Throughout the Design Cycle, students are encouraged to think about Universal Design, the practice of making a design accessible to all those who wish to use it. In one unit, where students are required to design a game controller for a video game they have designed, students must aim to eliminate the barriers that a person may face while playing their game, maximising usability by individuals with a wide variety of characteristics and disabilities.
When possible, members of our community are invited to speak with the students during their initial research phase and evaluation phase of the process. We have welcomed architects, engineers, physiotherapists, interior designers, fashion designers, film directors, and more into our lessons. Through this, we aim to connect our units to the real world but also to inspire, guide and lead our students to see where their creativity, talents and passions will take them.
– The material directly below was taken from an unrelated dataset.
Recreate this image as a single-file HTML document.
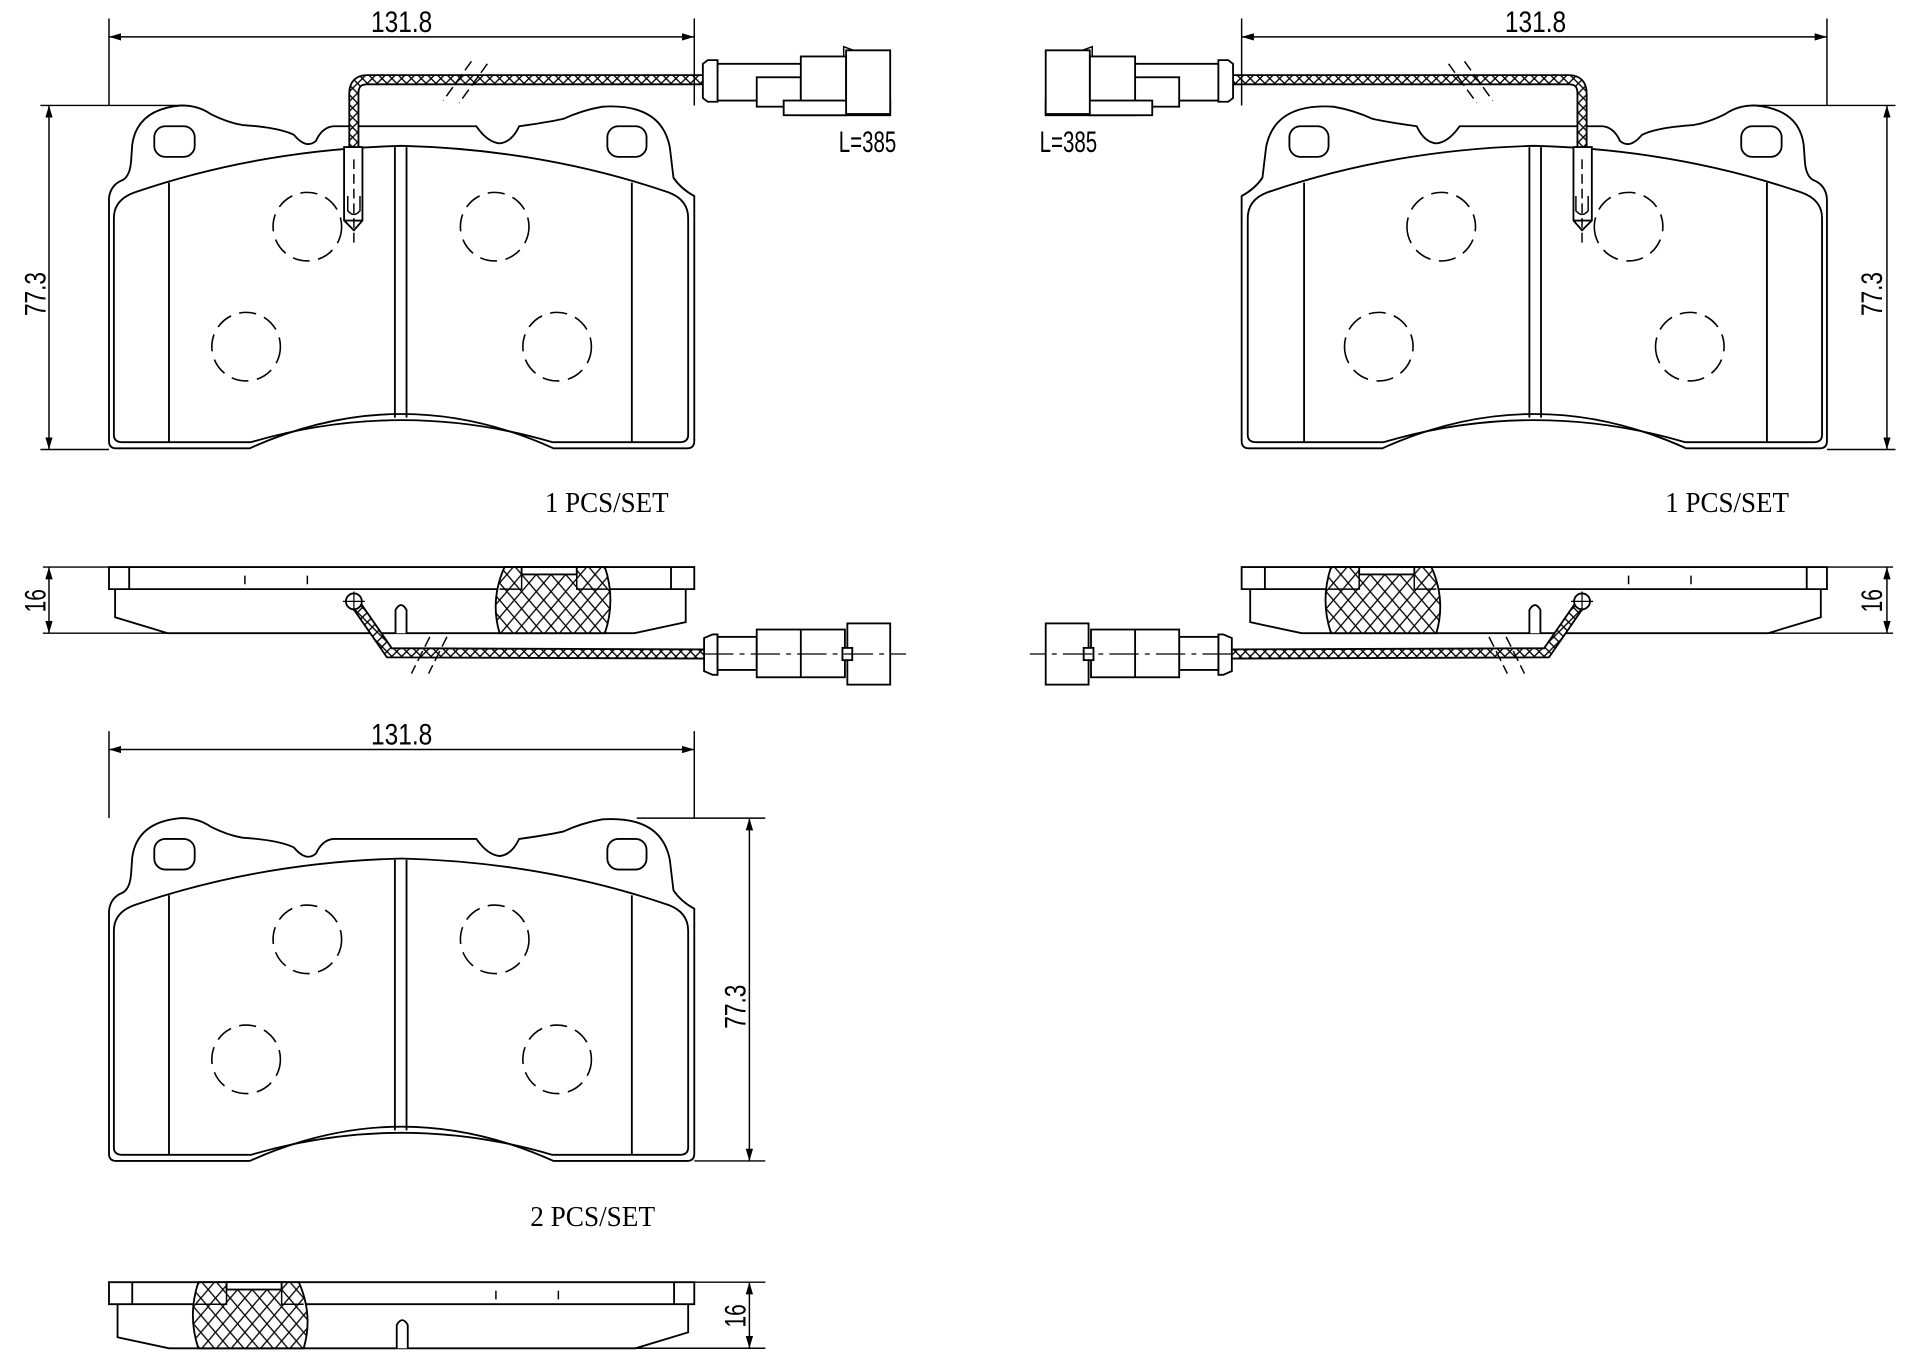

Fairgreen’s maths and science teachers also create hands-on projects for their students such as solar boat races, Murder Mystery DNA testing, and creating models of large scale items such as the Dubai Frame to a smaller scale. One stand-out scientific architecture project involved Grade 8 students building and testing models of houses that apply traditional Middle Eastern cooling techniques (shading, insulation, air circulation, evaporative cooling, etc.). Through the incorporation of Arduino Uno boards, motors and sensors, students then created solar panels for their houses that were coded to orient themselves to maximise solar input.
Major achievements for the Fairgreen International School
Technology is in the DNA of Fairgreen International School. The School build makes minimal environmental impact, utilising solar power for all its energy needs, recycling all its water for agricultural use, and implementing waste separation. It is one of the first fully sustainable schools and campuses in the UAE. In only its fifth year, Fairgreen has already claimed two accolades at the SchoolsCompared.com Top Schools Awards:
- 2019 Award for Outstanding Innovation in the Use of Technology for Education in the UAE (alongside Jumeirah English Speaking School [JESS] Arabian Ranches)
- 2021-22 Most Innovative School in the UAE (alongside The Arbor School Dubai)
Fairgreen continually connects its students with world-class leaders and champions of various industries. It proudly partners with Stephen Ritz, world-renowned educator and founder of The Green Bronx Machine, guiding its health and wellness curriculum.
Fairgreen is one of only a handful of schools in Dubai which has dedicated weekly STEM lessons throughout the Primary School, ensuring it is an integral part of the curriculum, and a leader in STEM best practices.